● **The problem**
Do any lines in the data below contain "draw"? If so, copy every one of them.

● **Data extract**
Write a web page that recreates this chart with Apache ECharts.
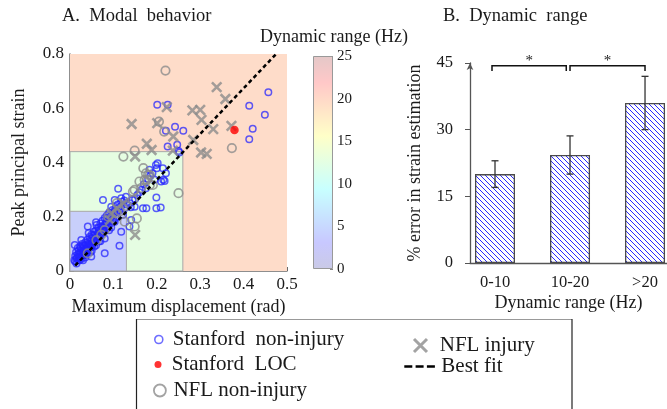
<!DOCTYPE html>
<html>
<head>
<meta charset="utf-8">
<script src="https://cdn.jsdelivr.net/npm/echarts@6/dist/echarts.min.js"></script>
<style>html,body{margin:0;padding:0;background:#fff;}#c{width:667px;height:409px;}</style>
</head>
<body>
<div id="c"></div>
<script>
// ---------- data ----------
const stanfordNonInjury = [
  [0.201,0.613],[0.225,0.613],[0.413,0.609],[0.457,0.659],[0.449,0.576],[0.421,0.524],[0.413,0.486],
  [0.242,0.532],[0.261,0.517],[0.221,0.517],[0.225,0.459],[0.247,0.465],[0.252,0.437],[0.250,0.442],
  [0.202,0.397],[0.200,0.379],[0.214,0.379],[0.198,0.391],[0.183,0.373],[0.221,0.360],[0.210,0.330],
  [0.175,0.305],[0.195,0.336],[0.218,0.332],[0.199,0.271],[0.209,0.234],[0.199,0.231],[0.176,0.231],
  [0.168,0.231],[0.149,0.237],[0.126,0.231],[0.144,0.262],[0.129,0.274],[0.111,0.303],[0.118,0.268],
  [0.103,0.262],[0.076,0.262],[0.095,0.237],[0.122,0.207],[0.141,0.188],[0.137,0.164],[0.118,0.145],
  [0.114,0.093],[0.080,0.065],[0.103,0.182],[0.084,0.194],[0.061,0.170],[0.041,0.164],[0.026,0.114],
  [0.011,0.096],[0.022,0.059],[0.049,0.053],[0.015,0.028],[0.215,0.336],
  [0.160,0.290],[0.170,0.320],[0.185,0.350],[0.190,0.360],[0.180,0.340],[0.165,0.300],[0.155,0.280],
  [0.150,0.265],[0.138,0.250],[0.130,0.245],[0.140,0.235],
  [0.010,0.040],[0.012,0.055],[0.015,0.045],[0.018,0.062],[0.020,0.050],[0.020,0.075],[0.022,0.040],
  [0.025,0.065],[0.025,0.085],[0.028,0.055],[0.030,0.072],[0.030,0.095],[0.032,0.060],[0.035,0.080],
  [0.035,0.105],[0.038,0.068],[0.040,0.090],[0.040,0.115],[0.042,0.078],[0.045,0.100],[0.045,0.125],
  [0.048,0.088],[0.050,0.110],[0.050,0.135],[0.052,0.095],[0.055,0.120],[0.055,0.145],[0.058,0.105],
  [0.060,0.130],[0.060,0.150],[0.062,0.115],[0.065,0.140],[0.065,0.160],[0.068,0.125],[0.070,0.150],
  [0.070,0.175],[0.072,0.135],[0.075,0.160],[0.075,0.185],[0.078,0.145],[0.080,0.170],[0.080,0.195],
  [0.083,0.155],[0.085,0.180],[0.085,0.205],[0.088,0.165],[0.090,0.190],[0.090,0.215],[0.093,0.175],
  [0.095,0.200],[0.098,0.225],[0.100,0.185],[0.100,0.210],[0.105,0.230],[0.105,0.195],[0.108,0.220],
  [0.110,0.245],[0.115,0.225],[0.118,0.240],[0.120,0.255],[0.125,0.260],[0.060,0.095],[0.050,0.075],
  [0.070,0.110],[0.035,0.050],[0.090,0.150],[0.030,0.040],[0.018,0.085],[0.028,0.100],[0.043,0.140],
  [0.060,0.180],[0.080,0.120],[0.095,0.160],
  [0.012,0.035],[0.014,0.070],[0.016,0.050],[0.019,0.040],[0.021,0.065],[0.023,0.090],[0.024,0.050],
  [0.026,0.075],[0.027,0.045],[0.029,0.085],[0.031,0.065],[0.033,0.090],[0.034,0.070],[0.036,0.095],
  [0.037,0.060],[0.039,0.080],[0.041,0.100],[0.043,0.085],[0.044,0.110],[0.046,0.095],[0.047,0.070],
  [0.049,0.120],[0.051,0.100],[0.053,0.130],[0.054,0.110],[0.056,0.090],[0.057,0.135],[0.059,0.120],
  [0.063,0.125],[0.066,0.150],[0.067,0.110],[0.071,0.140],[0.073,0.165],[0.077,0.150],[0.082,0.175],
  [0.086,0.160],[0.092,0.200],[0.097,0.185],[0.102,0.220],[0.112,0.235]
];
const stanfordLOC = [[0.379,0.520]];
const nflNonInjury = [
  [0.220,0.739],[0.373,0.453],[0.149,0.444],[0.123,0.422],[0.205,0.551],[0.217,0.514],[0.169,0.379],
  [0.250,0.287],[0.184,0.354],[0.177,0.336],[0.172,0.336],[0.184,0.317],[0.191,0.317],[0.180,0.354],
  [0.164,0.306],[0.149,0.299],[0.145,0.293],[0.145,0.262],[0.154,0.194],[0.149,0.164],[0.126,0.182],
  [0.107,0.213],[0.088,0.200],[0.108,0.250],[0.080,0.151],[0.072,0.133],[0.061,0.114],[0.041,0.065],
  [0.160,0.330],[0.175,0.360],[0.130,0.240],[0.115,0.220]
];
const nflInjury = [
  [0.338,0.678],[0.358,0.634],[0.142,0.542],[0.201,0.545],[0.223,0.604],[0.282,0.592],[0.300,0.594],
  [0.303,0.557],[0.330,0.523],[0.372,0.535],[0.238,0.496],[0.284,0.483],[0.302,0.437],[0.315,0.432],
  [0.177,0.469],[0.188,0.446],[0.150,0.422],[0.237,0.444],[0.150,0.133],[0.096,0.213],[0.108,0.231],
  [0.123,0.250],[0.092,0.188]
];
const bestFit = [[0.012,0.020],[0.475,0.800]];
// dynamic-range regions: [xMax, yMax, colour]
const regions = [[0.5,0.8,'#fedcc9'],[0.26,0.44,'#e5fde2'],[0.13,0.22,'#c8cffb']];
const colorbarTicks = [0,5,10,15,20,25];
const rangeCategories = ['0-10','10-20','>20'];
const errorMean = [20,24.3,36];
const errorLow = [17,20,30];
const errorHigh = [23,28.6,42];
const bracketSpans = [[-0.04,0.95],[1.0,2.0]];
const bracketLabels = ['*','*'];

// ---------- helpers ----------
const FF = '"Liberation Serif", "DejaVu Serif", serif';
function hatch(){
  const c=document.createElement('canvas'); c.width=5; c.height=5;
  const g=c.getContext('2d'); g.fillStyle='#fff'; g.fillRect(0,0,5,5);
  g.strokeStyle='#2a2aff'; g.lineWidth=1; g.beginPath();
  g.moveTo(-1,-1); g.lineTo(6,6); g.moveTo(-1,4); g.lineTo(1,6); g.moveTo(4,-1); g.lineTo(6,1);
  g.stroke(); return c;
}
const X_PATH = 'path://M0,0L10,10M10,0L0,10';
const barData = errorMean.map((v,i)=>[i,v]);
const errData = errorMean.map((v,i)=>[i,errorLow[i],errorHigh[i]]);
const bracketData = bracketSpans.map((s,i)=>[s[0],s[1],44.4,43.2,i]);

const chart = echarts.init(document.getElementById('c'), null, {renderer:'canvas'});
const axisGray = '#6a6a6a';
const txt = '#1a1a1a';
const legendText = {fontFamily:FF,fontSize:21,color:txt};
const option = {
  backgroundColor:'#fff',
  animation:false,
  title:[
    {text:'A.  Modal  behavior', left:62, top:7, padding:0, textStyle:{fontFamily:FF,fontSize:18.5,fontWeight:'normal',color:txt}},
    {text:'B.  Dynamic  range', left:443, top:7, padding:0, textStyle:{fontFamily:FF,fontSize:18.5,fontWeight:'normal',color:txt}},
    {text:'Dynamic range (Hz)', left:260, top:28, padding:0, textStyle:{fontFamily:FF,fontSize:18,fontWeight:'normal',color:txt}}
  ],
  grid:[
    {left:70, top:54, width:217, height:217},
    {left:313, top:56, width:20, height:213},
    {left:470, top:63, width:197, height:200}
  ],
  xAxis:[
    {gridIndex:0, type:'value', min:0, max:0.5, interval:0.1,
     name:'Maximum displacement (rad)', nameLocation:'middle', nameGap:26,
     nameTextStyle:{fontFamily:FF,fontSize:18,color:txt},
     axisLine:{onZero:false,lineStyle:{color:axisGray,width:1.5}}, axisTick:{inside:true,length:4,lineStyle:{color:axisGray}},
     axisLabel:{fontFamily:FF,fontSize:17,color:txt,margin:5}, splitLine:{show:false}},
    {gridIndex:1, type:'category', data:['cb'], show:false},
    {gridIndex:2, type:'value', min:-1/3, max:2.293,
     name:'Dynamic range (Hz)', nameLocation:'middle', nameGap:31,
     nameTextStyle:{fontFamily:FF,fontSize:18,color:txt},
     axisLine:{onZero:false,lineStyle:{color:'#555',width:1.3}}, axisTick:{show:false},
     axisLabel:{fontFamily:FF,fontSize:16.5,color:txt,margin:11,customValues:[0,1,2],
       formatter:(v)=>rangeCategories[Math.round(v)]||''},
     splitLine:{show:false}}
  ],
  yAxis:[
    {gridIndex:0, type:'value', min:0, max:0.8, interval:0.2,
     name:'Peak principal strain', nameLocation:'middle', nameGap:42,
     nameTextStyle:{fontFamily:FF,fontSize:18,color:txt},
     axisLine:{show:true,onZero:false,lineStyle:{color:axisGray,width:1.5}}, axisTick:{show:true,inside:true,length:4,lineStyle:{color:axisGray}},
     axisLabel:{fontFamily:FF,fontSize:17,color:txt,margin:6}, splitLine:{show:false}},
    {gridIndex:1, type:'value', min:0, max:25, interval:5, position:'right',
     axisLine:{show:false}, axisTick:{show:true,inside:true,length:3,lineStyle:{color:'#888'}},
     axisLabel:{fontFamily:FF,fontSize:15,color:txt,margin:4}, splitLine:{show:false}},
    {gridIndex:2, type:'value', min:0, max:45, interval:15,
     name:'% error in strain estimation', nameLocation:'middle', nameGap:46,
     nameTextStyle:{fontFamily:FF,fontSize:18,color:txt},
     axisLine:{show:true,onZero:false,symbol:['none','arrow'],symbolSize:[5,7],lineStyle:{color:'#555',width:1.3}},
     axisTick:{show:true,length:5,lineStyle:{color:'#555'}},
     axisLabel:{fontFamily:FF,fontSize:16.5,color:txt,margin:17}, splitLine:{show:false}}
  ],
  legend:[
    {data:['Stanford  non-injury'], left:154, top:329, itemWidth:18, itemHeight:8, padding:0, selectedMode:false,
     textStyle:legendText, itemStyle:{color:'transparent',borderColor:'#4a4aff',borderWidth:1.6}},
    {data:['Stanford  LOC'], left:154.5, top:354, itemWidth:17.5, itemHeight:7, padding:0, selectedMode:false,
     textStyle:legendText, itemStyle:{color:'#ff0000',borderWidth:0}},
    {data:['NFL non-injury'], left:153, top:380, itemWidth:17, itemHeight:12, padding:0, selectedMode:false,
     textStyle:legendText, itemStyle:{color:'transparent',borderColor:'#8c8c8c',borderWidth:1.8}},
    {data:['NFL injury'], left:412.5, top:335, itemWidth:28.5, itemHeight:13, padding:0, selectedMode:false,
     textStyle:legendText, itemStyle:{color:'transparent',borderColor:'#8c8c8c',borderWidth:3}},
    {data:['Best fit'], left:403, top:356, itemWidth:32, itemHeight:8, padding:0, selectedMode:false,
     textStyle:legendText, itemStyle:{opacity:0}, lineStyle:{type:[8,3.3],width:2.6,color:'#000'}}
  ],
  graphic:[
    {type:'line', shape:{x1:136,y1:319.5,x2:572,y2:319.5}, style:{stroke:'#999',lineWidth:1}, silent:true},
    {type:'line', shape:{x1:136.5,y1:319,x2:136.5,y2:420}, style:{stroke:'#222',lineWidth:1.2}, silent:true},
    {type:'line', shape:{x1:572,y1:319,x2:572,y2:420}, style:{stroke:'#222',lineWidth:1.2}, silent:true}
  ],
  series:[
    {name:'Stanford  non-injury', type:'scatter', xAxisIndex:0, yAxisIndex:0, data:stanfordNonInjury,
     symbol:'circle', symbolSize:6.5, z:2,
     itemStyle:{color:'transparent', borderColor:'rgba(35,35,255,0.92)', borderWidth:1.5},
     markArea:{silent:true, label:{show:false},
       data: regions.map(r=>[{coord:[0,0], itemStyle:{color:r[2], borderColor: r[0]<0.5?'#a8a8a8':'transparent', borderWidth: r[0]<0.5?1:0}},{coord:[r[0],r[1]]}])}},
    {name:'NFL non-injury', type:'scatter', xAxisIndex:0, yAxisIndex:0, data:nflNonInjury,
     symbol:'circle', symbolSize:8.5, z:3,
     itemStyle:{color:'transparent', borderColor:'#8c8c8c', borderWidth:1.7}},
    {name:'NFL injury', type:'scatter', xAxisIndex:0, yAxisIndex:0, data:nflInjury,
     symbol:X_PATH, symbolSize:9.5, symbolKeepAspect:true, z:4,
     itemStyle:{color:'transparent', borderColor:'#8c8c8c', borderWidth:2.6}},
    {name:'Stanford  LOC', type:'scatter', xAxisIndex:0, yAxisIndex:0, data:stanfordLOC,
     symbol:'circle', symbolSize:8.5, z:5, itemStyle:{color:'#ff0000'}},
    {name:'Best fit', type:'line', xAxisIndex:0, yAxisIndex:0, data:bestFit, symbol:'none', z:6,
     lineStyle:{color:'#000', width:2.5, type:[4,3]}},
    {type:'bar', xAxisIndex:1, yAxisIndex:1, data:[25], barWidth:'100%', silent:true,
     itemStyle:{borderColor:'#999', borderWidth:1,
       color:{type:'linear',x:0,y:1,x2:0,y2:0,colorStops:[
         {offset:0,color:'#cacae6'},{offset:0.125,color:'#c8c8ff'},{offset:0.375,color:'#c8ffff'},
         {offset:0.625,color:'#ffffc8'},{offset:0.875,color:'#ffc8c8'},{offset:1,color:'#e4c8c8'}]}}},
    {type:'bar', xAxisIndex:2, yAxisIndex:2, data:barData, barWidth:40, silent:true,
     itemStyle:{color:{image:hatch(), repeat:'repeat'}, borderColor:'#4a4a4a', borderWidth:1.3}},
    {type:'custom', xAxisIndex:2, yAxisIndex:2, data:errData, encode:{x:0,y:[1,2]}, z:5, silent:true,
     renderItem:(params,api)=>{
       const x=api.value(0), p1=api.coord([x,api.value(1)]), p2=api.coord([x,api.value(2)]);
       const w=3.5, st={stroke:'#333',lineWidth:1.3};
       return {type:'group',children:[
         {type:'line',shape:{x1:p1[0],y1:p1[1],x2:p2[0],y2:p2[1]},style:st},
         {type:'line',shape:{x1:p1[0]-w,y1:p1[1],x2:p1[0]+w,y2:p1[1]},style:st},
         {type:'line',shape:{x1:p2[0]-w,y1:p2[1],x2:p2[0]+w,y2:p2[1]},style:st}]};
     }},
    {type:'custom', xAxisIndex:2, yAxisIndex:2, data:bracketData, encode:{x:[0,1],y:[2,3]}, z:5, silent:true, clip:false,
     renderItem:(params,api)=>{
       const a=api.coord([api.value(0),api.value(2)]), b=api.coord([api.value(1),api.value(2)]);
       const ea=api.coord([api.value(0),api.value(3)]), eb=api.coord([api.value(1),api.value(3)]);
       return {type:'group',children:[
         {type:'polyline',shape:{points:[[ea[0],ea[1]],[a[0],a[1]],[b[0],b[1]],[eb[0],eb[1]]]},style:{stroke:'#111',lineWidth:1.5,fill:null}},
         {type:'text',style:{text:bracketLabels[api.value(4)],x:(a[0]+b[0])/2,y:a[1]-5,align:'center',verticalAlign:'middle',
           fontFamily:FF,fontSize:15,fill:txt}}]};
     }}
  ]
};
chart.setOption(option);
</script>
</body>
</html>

---

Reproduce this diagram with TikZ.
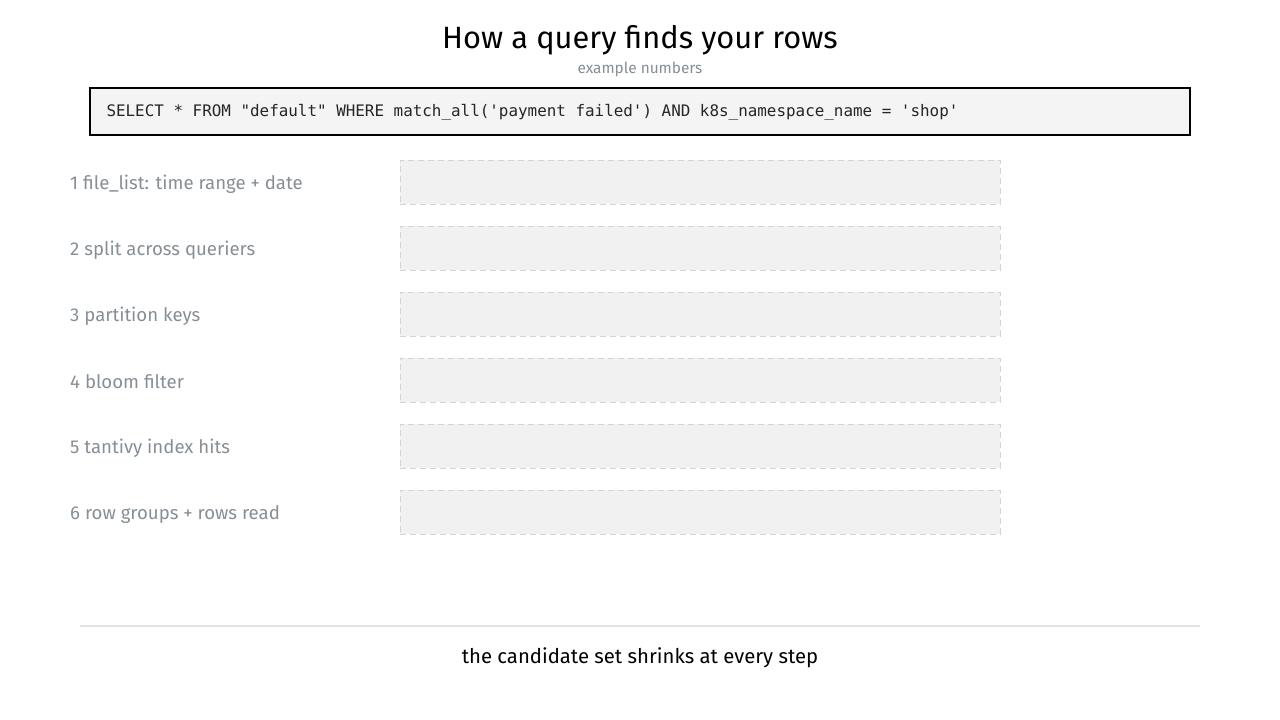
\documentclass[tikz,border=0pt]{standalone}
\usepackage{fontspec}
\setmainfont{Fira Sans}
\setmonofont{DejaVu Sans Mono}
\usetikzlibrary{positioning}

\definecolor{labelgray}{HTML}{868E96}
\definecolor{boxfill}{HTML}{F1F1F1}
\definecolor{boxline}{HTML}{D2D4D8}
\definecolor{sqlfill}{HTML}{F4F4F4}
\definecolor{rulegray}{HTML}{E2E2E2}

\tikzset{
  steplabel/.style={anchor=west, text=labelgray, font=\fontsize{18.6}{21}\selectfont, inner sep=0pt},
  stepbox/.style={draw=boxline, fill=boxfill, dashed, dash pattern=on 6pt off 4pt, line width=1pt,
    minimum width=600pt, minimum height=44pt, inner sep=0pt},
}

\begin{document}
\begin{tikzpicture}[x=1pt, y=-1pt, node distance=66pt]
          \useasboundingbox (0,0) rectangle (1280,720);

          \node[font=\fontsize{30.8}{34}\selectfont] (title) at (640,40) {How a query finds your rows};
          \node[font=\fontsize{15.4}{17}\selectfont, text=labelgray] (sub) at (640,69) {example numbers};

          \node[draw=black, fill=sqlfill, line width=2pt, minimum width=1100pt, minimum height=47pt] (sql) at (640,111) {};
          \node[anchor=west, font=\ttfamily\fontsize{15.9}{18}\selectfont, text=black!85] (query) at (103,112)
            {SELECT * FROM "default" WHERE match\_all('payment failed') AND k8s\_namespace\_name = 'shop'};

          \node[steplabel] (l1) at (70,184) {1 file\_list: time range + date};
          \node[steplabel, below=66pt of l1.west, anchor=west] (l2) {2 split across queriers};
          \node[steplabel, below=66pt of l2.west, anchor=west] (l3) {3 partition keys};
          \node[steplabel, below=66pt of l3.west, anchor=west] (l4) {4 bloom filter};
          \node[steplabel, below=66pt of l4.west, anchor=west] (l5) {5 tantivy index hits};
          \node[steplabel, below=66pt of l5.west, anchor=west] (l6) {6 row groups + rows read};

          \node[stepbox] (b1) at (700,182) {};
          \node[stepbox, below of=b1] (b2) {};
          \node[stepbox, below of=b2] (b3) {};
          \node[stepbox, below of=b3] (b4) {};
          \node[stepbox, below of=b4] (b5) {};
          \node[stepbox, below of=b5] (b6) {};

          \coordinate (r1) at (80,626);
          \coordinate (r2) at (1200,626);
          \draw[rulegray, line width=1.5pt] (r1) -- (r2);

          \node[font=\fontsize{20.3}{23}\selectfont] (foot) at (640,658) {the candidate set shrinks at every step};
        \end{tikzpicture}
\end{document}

==

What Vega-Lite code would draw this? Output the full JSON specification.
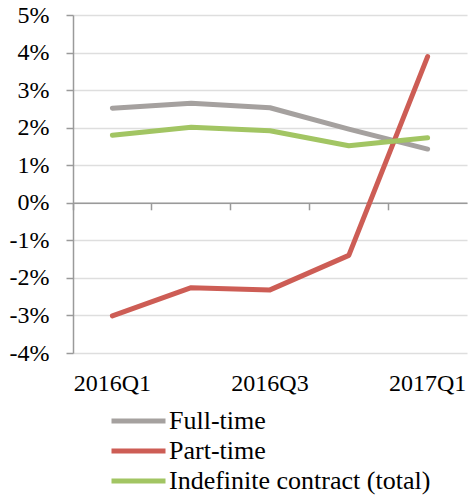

● **Exercise answer**
  stepbox/.style={draw=boxline, fill=boxfill, dashed, dash pattern=on 6pt off 4pt, line width=1pt,
          \node[draw=black, fill=sqlfill, line width=2pt, minimum width=1100pt, minimum height=47pt] (sql) at (640,111) {};
          \draw[rulegray, line width=1.5pt] (r1) -- (r2);
What Vega-Lite code would draw this? Output the full JSON specification.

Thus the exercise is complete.